* _Problem requirements_:
Omitting the pictures, copy exactly each line from the one containing "Recreate this image" up to and including the one containing "ax1.legend(loc='upper right', fontsize=9.6)".

* _Available data_:

┌────────

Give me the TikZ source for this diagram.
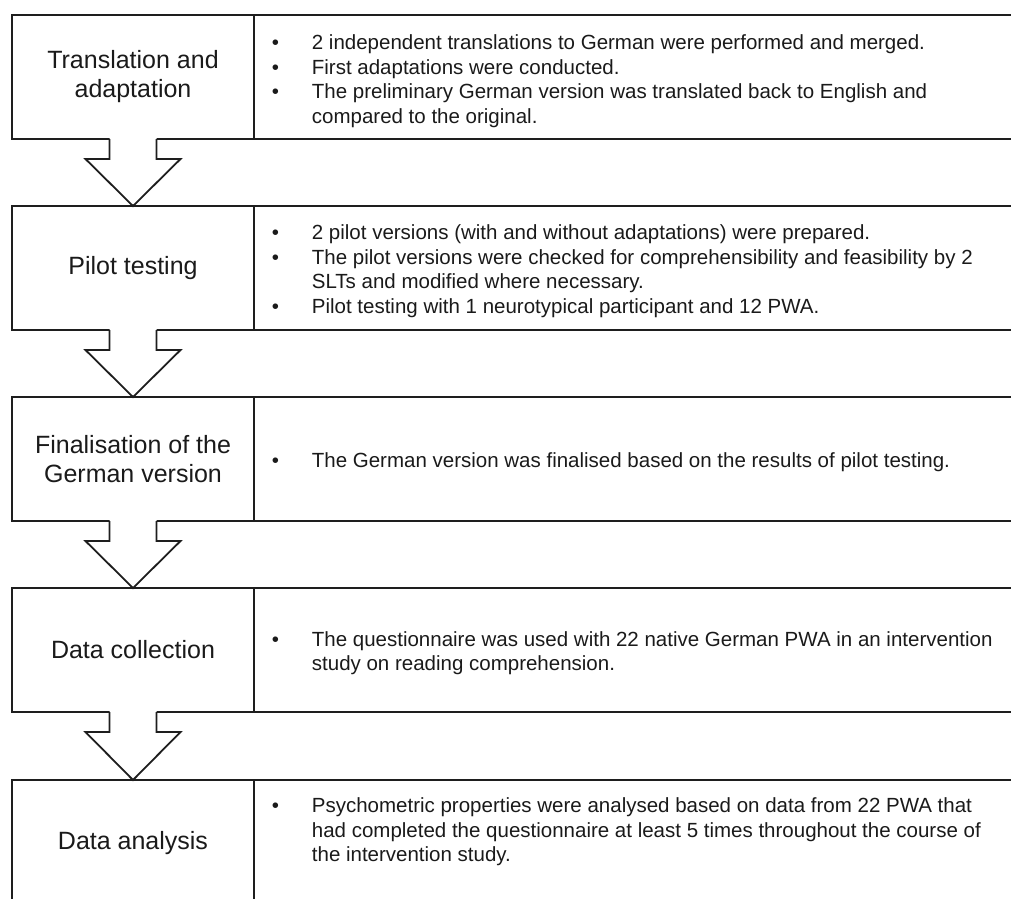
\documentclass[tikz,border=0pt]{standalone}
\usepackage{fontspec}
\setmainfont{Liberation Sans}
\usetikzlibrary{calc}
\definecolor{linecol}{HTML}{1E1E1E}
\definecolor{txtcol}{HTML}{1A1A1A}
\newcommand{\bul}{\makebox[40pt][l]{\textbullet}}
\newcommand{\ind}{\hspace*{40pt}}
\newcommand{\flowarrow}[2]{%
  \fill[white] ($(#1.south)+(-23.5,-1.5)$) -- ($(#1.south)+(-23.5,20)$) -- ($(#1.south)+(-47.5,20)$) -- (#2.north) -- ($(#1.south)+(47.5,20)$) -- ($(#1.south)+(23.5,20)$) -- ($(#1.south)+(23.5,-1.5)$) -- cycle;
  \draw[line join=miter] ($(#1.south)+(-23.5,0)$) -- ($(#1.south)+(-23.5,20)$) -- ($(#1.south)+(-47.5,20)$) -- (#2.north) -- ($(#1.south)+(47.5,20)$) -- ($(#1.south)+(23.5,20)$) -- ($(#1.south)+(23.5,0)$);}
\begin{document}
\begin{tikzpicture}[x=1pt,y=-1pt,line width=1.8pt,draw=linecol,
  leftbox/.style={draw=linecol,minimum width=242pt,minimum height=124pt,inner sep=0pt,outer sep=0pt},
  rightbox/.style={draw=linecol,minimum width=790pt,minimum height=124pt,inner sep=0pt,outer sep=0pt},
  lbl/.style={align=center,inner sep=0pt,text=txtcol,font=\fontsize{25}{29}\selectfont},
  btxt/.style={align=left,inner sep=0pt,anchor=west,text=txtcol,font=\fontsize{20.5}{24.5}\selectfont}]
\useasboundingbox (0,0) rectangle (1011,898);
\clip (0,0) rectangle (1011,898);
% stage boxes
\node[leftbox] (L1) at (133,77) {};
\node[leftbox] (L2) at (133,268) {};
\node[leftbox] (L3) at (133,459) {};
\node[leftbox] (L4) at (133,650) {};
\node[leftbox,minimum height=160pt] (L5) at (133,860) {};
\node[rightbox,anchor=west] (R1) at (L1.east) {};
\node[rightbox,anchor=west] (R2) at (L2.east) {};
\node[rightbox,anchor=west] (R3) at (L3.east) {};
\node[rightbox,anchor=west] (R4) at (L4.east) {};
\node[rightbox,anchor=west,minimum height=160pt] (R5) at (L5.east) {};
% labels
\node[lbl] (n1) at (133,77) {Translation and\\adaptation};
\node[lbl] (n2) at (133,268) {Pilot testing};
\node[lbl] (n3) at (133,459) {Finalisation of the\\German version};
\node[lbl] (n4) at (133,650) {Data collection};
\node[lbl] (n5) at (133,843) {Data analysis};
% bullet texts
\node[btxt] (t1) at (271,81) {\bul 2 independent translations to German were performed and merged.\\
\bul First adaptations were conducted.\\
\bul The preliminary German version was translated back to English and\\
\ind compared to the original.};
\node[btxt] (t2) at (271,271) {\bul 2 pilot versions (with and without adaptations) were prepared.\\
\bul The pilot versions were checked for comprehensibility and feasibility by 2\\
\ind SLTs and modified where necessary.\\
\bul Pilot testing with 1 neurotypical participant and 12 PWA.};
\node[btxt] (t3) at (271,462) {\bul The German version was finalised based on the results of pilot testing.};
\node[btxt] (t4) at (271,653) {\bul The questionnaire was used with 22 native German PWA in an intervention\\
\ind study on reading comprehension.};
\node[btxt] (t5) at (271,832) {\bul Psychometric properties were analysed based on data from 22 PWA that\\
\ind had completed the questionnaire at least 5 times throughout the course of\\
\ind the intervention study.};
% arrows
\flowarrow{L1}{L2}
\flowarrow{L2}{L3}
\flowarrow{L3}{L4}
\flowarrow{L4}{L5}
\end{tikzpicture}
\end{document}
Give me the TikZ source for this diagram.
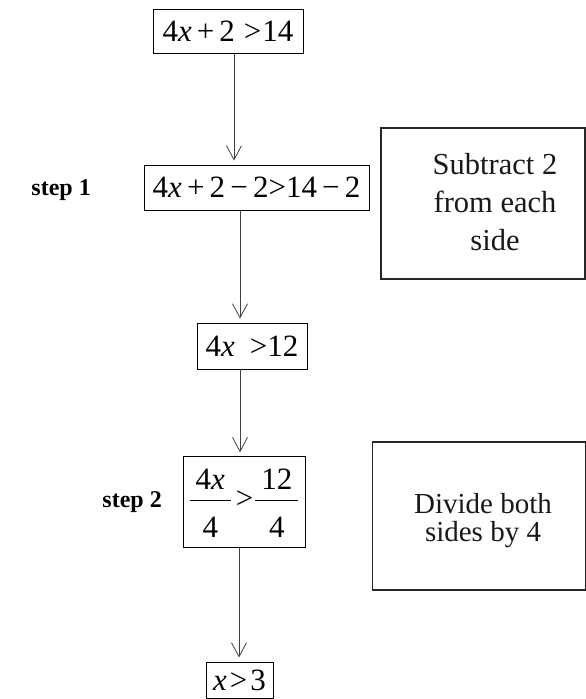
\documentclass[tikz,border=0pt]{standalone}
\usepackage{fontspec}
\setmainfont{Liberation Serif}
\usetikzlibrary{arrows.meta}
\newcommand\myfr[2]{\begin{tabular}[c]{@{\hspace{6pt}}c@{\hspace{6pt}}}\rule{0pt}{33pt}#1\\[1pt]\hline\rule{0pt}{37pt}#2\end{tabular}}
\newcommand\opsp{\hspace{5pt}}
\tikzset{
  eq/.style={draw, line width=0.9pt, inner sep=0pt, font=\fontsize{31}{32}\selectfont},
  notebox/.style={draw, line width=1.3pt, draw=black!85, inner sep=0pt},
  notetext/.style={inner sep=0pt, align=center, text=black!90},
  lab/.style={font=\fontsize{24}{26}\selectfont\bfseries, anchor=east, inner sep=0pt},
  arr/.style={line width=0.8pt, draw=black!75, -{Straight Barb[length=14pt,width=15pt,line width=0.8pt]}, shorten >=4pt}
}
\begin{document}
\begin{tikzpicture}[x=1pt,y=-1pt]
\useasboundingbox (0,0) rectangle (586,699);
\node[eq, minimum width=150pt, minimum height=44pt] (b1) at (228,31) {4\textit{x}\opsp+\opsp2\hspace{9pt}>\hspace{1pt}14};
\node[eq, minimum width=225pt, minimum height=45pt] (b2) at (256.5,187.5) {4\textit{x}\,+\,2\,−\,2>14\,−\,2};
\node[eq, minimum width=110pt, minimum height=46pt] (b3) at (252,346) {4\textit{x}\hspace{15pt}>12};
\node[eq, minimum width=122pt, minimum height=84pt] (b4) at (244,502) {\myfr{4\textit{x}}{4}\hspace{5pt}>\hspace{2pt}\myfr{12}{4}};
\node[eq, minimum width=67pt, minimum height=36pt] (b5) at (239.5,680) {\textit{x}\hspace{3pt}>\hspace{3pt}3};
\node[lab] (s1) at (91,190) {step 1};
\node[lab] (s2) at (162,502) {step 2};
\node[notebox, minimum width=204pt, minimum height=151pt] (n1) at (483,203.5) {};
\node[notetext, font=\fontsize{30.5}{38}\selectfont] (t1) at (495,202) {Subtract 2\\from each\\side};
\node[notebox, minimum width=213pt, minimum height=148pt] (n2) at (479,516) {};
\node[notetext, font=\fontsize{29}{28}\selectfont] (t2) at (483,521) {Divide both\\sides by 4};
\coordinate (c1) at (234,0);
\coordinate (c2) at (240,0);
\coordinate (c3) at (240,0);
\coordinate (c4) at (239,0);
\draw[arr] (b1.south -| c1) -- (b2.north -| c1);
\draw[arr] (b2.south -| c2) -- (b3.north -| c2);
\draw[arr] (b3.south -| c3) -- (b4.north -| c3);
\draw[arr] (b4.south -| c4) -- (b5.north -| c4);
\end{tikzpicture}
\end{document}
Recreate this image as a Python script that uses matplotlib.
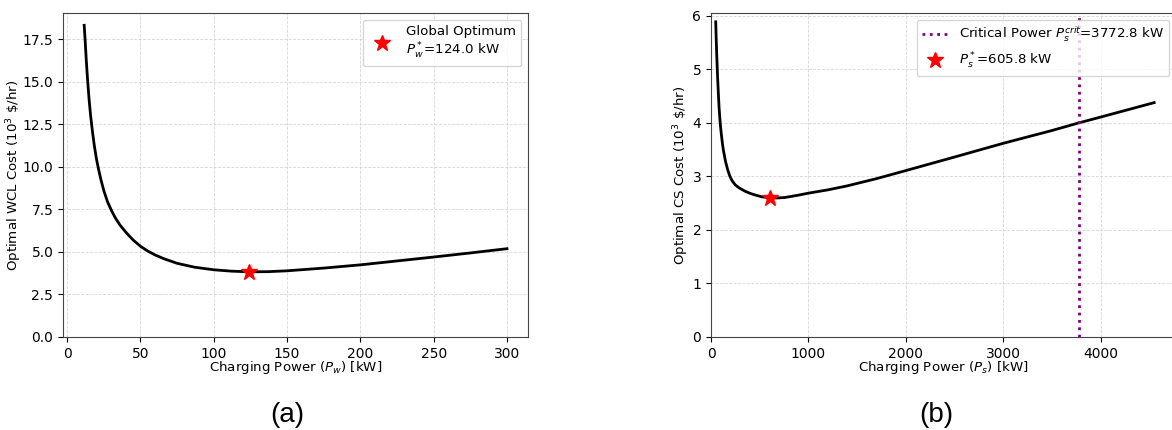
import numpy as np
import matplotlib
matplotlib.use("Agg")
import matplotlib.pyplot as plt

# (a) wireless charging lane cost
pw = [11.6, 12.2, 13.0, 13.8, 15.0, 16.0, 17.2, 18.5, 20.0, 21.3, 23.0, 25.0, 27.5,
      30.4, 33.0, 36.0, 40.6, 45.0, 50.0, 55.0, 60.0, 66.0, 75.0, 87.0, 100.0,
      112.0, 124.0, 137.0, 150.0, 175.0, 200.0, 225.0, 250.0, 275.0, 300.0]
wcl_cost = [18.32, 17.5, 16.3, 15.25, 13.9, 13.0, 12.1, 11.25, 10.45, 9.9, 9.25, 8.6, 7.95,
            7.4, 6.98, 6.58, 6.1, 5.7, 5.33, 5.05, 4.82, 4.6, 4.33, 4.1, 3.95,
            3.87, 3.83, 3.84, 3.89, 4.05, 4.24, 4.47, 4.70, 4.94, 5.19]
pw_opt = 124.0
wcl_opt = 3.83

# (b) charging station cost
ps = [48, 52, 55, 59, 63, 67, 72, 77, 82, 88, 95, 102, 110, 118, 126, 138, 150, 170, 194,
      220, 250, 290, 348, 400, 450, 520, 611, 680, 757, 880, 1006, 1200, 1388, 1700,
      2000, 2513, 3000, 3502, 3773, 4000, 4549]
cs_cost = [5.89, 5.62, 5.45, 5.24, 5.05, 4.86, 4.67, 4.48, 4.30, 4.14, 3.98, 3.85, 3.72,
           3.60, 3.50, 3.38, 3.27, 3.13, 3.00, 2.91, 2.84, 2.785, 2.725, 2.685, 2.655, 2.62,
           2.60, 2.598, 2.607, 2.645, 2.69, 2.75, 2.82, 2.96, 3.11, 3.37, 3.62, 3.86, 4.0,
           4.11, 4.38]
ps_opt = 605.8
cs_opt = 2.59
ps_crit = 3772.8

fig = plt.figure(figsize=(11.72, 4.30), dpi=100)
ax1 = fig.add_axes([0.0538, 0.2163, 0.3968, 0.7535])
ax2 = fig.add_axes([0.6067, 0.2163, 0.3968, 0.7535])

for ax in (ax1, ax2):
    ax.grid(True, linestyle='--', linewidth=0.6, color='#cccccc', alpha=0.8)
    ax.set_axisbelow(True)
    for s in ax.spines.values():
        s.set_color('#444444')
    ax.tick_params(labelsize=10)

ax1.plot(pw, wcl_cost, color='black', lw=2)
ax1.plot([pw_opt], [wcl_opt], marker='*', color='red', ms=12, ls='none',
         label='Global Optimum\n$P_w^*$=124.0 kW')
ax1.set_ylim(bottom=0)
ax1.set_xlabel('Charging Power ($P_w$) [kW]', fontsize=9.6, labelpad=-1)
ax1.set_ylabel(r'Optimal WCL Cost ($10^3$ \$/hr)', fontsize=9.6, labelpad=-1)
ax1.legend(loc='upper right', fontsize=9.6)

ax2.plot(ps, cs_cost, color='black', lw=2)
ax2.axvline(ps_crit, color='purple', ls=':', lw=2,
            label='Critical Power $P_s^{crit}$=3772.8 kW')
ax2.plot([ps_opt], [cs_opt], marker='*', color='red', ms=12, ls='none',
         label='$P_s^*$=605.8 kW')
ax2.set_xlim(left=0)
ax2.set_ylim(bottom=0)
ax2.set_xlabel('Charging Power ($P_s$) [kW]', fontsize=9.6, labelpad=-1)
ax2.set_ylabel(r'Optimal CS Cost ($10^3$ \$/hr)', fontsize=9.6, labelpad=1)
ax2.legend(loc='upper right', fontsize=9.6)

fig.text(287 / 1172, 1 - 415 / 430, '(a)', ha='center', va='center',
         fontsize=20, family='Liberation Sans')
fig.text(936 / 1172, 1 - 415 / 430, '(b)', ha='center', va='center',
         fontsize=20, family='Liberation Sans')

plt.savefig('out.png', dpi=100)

└────────

* _Answer to the problem_:
Recreate this image as a Python script that uses matplotlib.
import numpy as np
import matplotlib
matplotlib.use("Agg")
import matplotlib.pyplot as plt

# (a) wireless charging lane cost
pw = [11.6, 12.2, 13.0, 13.8, 15.0, 16.0, 17.2, 18.5, 20.0, 21.3, 23.0, 25.0, 27.5,
      30.4, 33.0, 36.0, 40.6, 45.0, 50.0, 55.0, 60.0, 66.0, 75.0, 87.0, 100.0,
      112.0, 124.0, 137.0, 150.0, 175.0, 200.0, 225.0, 250.0, 275.0, 300.0]
wcl_cost = [18.32, 17.5, 16.3, 15.25, 13.9, 13.0, 12.1, 11.25, 10.45, 9.9, 9.25, 8.6, 7.95,
            7.4, 6.98, 6.58, 6.1, 5.7, 5.33, 5.05, 4.82, 4.6, 4.33, 4.1, 3.95,
            3.87, 3.83, 3.84, 3.89, 4.05, 4.24, 4.47, 4.70, 4.94, 5.19]
pw_opt = 124.0
wcl_opt = 3.83

# (b) charging station cost
ps = [48, 52, 55, 59, 63, 67, 72, 77, 82, 88, 95, 102, 110, 118, 126, 138, 150, 170, 194,
      220, 250, 290, 348, 400, 450, 520, 611, 680, 757, 880, 1006, 1200, 1388, 1700,
      2000, 2513, 3000, 3502, 3773, 4000, 4549]
cs_cost = [5.89, 5.62, 5.45, 5.24, 5.05, 4.86, 4.67, 4.48, 4.30, 4.14, 3.98, 3.85, 3.72,
           3.60, 3.50, 3.38, 3.27, 3.13, 3.00, 2.91, 2.84, 2.785, 2.725, 2.685, 2.655, 2.62,
           2.60, 2.598, 2.607, 2.645, 2.69, 2.75, 2.82, 2.96, 3.11, 3.37, 3.62, 3.86, 4.0,
           4.11, 4.38]
ps_opt = 605.8
cs_opt = 2.59
ps_crit = 3772.8

fig = plt.figure(figsize=(11.72, 4.30), dpi=100)
ax1 = fig.add_axes([0.0538, 0.2163, 0.3968, 0.7535])
ax2 = fig.add_axes([0.6067, 0.2163, 0.3968, 0.7535])

for ax in (ax1, ax2):
    ax.grid(True, linestyle='--', linewidth=0.6, color='#cccccc', alpha=0.8)
    ax.set_axisbelow(True)
    for s in ax.spines.values():
        s.set_color('#444444')
    ax.tick_params(labelsize=10)

ax1.plot(pw, wcl_cost, color='black', lw=2)
ax1.plot([pw_opt], [wcl_opt], marker='*', color='red', ms=12, ls='none',
         label='Global Optimum\n$P_w^*$=124.0 kW')
ax1.set_ylim(bottom=0)
ax1.set_xlabel('Charging Power ($P_w$) [kW]', fontsize=9.6, labelpad=-1)
ax1.set_ylabel(r'Optimal WCL Cost ($10^3$ \$/hr)', fontsize=9.6, labelpad=-1)
ax1.legend(loc='upper right', fontsize=9.6)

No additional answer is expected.